Hi,
I followed steps in README(and passwordless SSH login setting), trying to do distributed training with two virtual machines each with one nvidia tesla p100 gpu. However, the connection timed out error keeps coming up.
python3 ~/workspace/dgl/tools/launch.py --workspace ~/workspace/dgl/examples/pytorch/graphsage/dist/ --num_trainers 2 --num_samplers 0 --num_servers 1 --part_config data/ogb-product.json --ip_config ip_config.txt --keep_alive --server_name long_live "python3 train_dist.py --graph-name ogb-product --ip_config ip_config.txt --num-epochs 5 --batch-size 1000 --num_workers 0 --num_gpus 1"
Servers will keep alive even clients exit...
The number of OMP threads per trainer is set to 4
Monitor file for alive servers already exist: /tmp/dgl_dist_monitor_long_live.

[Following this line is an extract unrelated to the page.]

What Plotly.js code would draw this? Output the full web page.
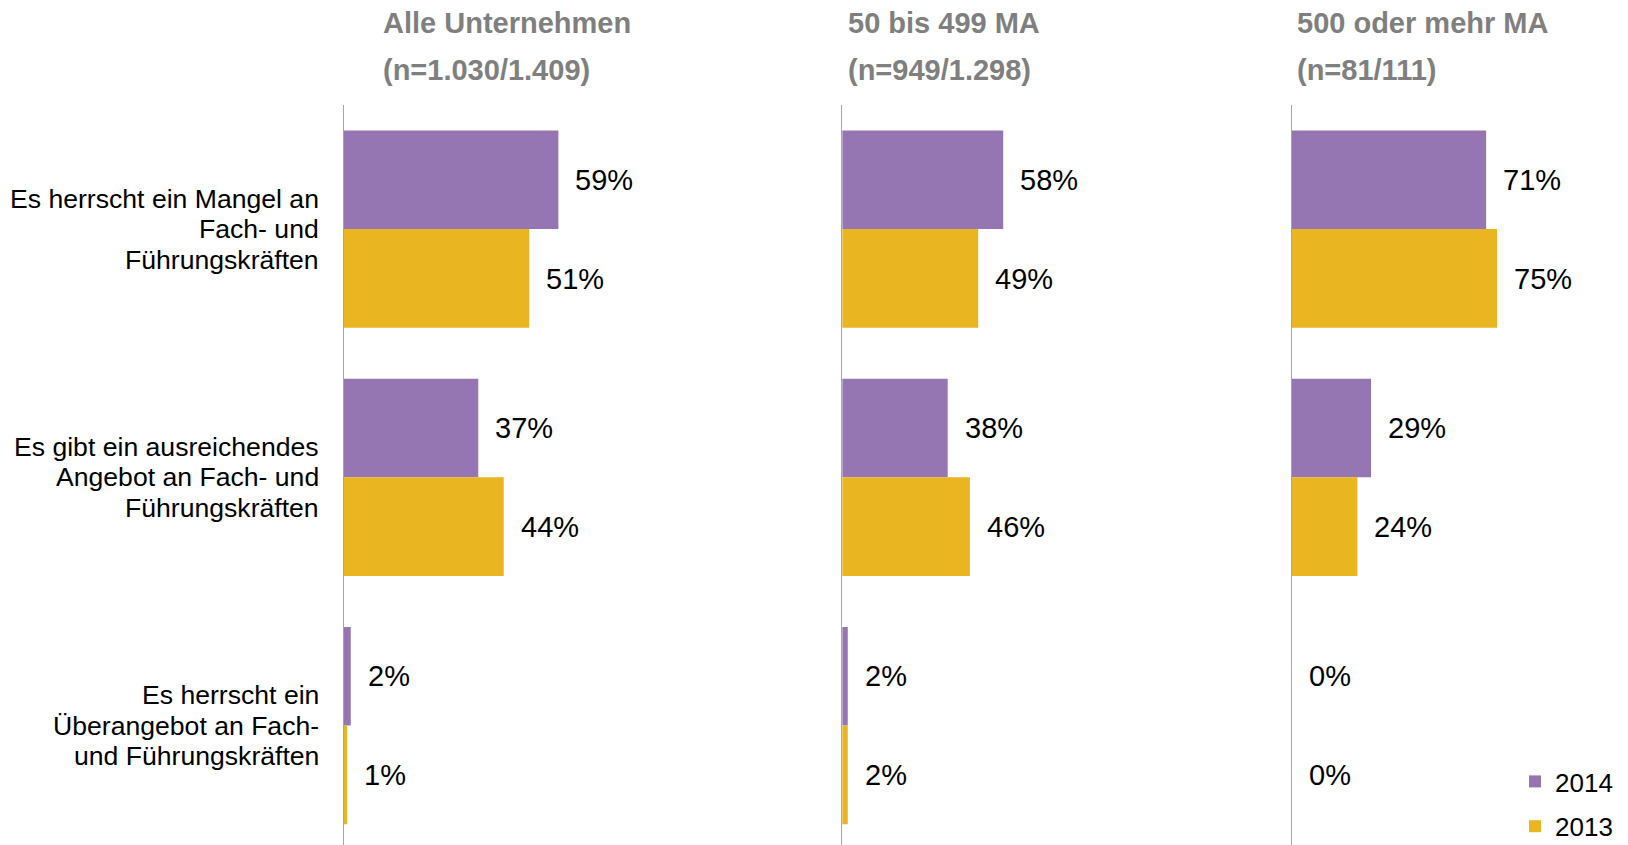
<!DOCTYPE html>
<html>
<head>
<meta charset="utf-8">
<script src="https://cdn.plot.ly/plotly-3.0.1.min.js"></script>
<style>
  html, body { margin: 0; padding: 0; background: #ffffff; }
  #chart { width: 1628px; height: 845px; }
</style>
</head>
<body>
<div id="chart"></div>
<script>
// ---- Data ----
const categories = [
  "Es herrscht ein Mangel an Fach- und Führungskräften",
  "Es gibt ein ausreichendes Angebot an Fach- und Führungskräften",
  "Es herrscht ein Überangebot an Fach- und Führungskräften"
];
const categoryLines = [
  ["Es herrscht ein Mangel an", "Fach- und", "Führungskräften"],
  ["Es gibt ein ausreichendes", "Angebot an Fach- und", "Führungskräften"],
  ["Es herrscht ein", "Überangebot an Fach-", "und Führungskräften"]
];
const panelTitles = ["Alle Unternehmen", "50 bis 499 MA", "500 oder mehr MA"];
const panelSamples = ["(n=1.030/1.409)", "(n=949/1.298)", "(n=81/111)"];
const seriesNames = ["2014", "2013"];
const values2014 = [
  [59, 37, 2],   // Alle Unternehmen
  [58, 38, 2],   // 50 bis 499 MA
  [71, 29, 0]    // 500 oder mehr MA
];
const values2013 = [
  [51, 44, 1],
  [49, 46, 2],
  [75, 24, 0]
];

// ---- Styling ----
const W = 1628, H = 845;
const FONT = "Liberation Sans, Arial, sans-serif";
const colors = ["#9576B2", "#E9B521"];
const panelLeftPx = [343.5, 842.2, 1291.6];
const panelWidthPx = [364.2, 277.6, 274.0];
const titleLeftPx = [380.7, 846, 1295];

const plotTopPx = 105;
const yRange = [2.481, -0.5];
const yDomain = [0, (H - plotTopPx) / H];

const traces = [];
const annotations = [];
const layout = {
  width: W, height: H,
  margin: {l: 0, r: 0, t: 0, b: 0, autoexpand: false},
  paper_bgcolor: "#ffffff",
  plot_bgcolor: "rgba(0,0,0,0)",
  barmode: "group",
  bargap: 0.205,
  bargroupgap: 0,
  font: {family: FONT, color: "#000000"},
  showlegend: true,
  legend: {
    x: 1515 / W, xanchor: "left",
    y: (H - 758) / H, yanchor: "top",
    font: {family: FONT, size: 26, color: "#000000"},
    bgcolor: "rgba(0,0,0,0)",
    traceorder: "grouped",
    tracegroupgap: 8,
    itemclick: false
  },
  annotations: annotations
};

const allVals = [values2014, values2013];

for (let p = 0; p < 3; p++) {
  const xa = p === 0 ? "x" : "x" + (p + 1);
  const ya = p === 0 ? "y" : "y" + (p + 1);
  const xKey = p === 0 ? "xaxis" : "xaxis" + (p + 1);
  const yKey = p === 0 ? "yaxis" : "yaxis" + (p + 1);
  layout[xKey] = {
    domain: [panelLeftPx[p] / W, (panelLeftPx[p] + panelWidthPx[p]) / W],
    range: [0, 100],
    visible: false,
    fixedrange: true,
    anchor: ya
  };
  layout[yKey] = {
    domain: yDomain,
    range: yRange,
    type: "category",
    categoryorder: "array",
    categoryarray: categories,
    showline: true,
    linecolor: "#a6a6a6",
    linewidth: 1,
    showticklabels: false,
    showgrid: false,
    zeroline: false,
    ticks: "",
    fixedrange: true,
    anchor: xa
  };

  for (let s = 0; s < 2; s++) {
    traces.push({
      type: "bar",
      orientation: "h",
      name: seriesNames[s],
      legendgroup: seriesNames[s],
      showlegend: p === 0,
      x: allVals[s][p],
      y: categories,
      xaxis: xa,
      yaxis: ya,
      marker: {color: colors[s], line: {width: 0}},
      hoverinfo: "skip"
    });
    // value labels
    for (let c = 0; c < categories.length; c++) {
      annotations.push({
        xref: xa, yref: ya,
        x: allVals[s][p][c], y: categories[c],
        text: allVals[s][p][c] + "%",
        showarrow: false,
        xanchor: "left", yanchor: "middle",
        xshift: 15,
        yshift: s === 0 ? 49.5 : -49.5,
        font: {family: FONT, size: 29, color: "#000000"}
      });
    }
  }

  // panel titles
  annotations.push({
    xref: "paper", yref: "paper",
    x: titleLeftPx[p] / W, y: (H - 23) / H,
    text: "<b>" + panelTitles[p] + "</b>",
    showarrow: false, xanchor: "left", yanchor: "middle",
    font: {family: FONT, size: 29, color: "#7f7f7f"}
  });
  annotations.push({
    xref: "paper", yref: "paper",
    x: titleLeftPx[p] / W, y: (H - 70) / H,
    text: "<b>" + panelSamples[p] + "</b>",
    showarrow: false, xanchor: "left", yanchor: "middle",
    font: {family: FONT, size: 29, color: "#7f7f7f"}
  });
}

// category labels (one annotation per line for tight line spacing)
const lineOffsets = [30.5, 0, -30.5];
for (let c = 0; c < categories.length; c++) {
  for (let l = 0; l < categoryLines[c].length; l++) {
    annotations.push({
      xref: "paper", yref: "y",
      x: 321 / W, y: categories[c],
      text: categoryLines[c][l],
      showarrow: false, xanchor: "right", yanchor: "middle",
      yshift: lineOffsets[l],
      font: {family: FONT, size: 26.6, color: "#000000"}
    });
  }
}

Plotly.newPlot("chart", traces, layout, {staticPlot: true, displayModeBar: false});
</script>
</body>
</html>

Use running server long_live.
cleanupu process runs
ssh: connect to host 172.31.2.66 port 22: Connection timed out
ssh: connect to host 172.31.1.191 port 22: Connection timed out
Exception in thread Thread-2:
Traceback (most recent call last):
File "/usr/lib/python3.8/threading.py", line 932, in _bootstrap_inner
Exception in thread Thread-1:
Traceback (most recent call last):
File "/usr/lib/python3.8/threading.py", line 932, in _bootstrap_inner
self.run()
self.run()
File "/usr/lib/python3.8/threading.py", line 870, in run
File "/usr/lib/python3.8/threading.py", line 870, in run
self._target(*self._args, **self._kwargs)
self._target(*self._args, **self._kwargs)
File "/home/luyc/workspace/dgl/tools/launch.py", line 109, in run
File "/home/luyc/workspace/dgl/tools/launch.py", line 109, in run
subprocess.check_call(ssh_cmd, shell=True)
subprocess.check_call(ssh_cmd, shell=True)
File "/usr/lib/python3.8/subprocess.py", line 364, in check_call
File "/usr/lib/python3.8/subprocess.py", line 364, in check_call
raise CalledProcessError(retcode, cmd)
subprocess.CalledProcessError: Command 'ssh -o StrictHostKeyChecking=no -p 22 172.31.2.66 'cd /home/luyc/workspace/dgl/examples/pytorch/graphsage/dist/; (export DGL_DIST_MODE=distributed DGL_ROLE=client DGL_NUM_SAMPLER=0 DGL_NUM_CLIENT=4 DGL_CONF_PATH=data/ogb-product.json DGL_IP_CONFIG=ip_config.txt DGL_NUM_SERVER=1 DGL_GRAPH_FORMAT=csc OMP_NUM_THREADS=4 DGL_GROUP_ID=1 ; python3 -m torch.distributed.launch --nproc_per_node=2 --nnodes=2 --node_rank=0 --master_addr=172.31.2.66 --master_port=1234 train_dist.py --graph-name ogb-product --ip_config ip_config.txt --num-epochs 5 --batch-size 1000 --num_workers 0 --num_gpus 1)'' returned non-zero exit status 255.
raise CalledProcessError(retcode, cmd)
subprocess.CalledProcessError: Command 'ssh -o StrictHostKeyChecking=no -p 22 172.31.1.191 'cd /home/luyc/workspace/dgl/examples/pytorch/graphsage/dist/; (export DGL_DIST_MODE=distributed DGL_ROLE=client DGL_NUM_SAMPLER=0 DGL_NUM_CLIENT=4 DGL_CONF_PATH=data/ogb-product.json DGL_IP_CONFIG=ip_config.txt DGL_NUM_SERVER=1 DGL_GRAPH_FORMAT=csc OMP_NUM_THREADS=4 DGL_GROUP_ID=1 ; python3 -m torch.distributed.launch --nproc_per_node=2 --nnodes=2 --node_rank=1 --master_addr=172.31.2.66 --master_port=1234 train_dist.py --graph-name ogb-product --ip_config ip_config.txt --num-epochs 5 --batch-size 1000 --num_workers 0 --num_gpus 1)'' returned non-zero exit status 255.
OS: ubuntu 20.04
Python: v3.8.10
When running ping <nfs-server-ip>
on the client machine, it shows it does connect to the server machine. Iβm wondering how I can address the error. Any help is appreciated. Thank you!